U.S. v. Gonzalez, supra.
The Court of Appeals was not convinced, finding that the evidence in this case was
considerably weaker than the proofs found sufficient in cases involving aggravated identity theft. In one case, the defendant possessed the victim's birth certificate and credit reports, in addition to the Social Security number that was the means of identification used there. U.S. v. Valerio, 676 F.3d 237 (U.S. Court of Appeals for the 1st Circuit 2012).

In another case, the defendants possessed credit-card numbers they were told `had to be used within 24 hours, which the jury could view as notice that the account numbers belonged to the persons listed and might be reported stolen after 24 hours.’ U.S. v. Shifu Lin, 508 F. App'x 398 (U.S. Court of Appeals for the 6th Circuit 2012).

And other courts have held that `a defendant's repeated and successful testing of the authenticity of a victim's identifying information prior to the crime at issue is powerful circumstantial evidence that the defendant knew the identifying information belonged to a real person as opposed to a fictitious one.’ U.S. v. Doe, 661 F.3d 550 (U.S. Court of Appeals for the 11th Circuit 2011).

We have nothing of the sort here. What we have, by the government's own account, is merely that Gonzalez incorporated Gainesboro Med (itself a shell corporation) in order to obtain an NPI number for it.
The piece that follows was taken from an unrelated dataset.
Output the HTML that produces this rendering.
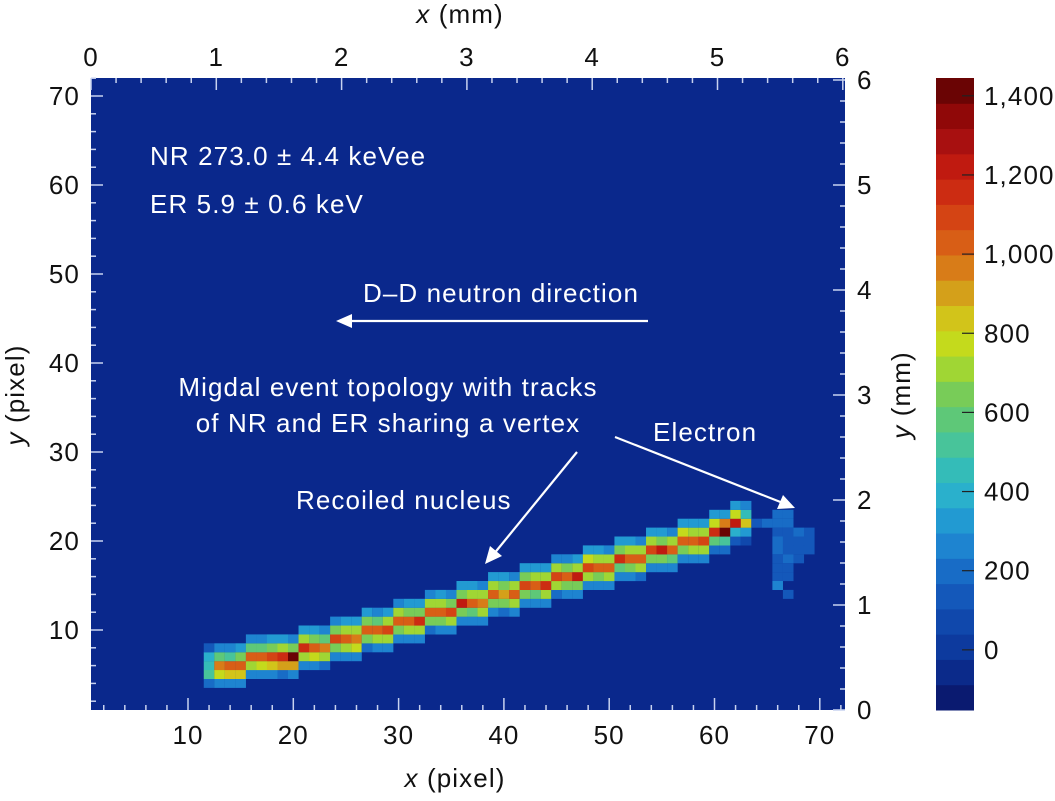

Even viewing the evidence in the light most favorable to the government, that fact would not allow a jury to infer, beyond a reasonable doubt, that Gonzalez knew Prince was a real person. We therefore reverse Gonzalez's conviction for aggravated identity theft.
U.S. v. Gonzalez, supra.

Since it reversed that conviction, the Court of Appeals remanded the case for resentencing.  U.S. v. Gonzalez, supra.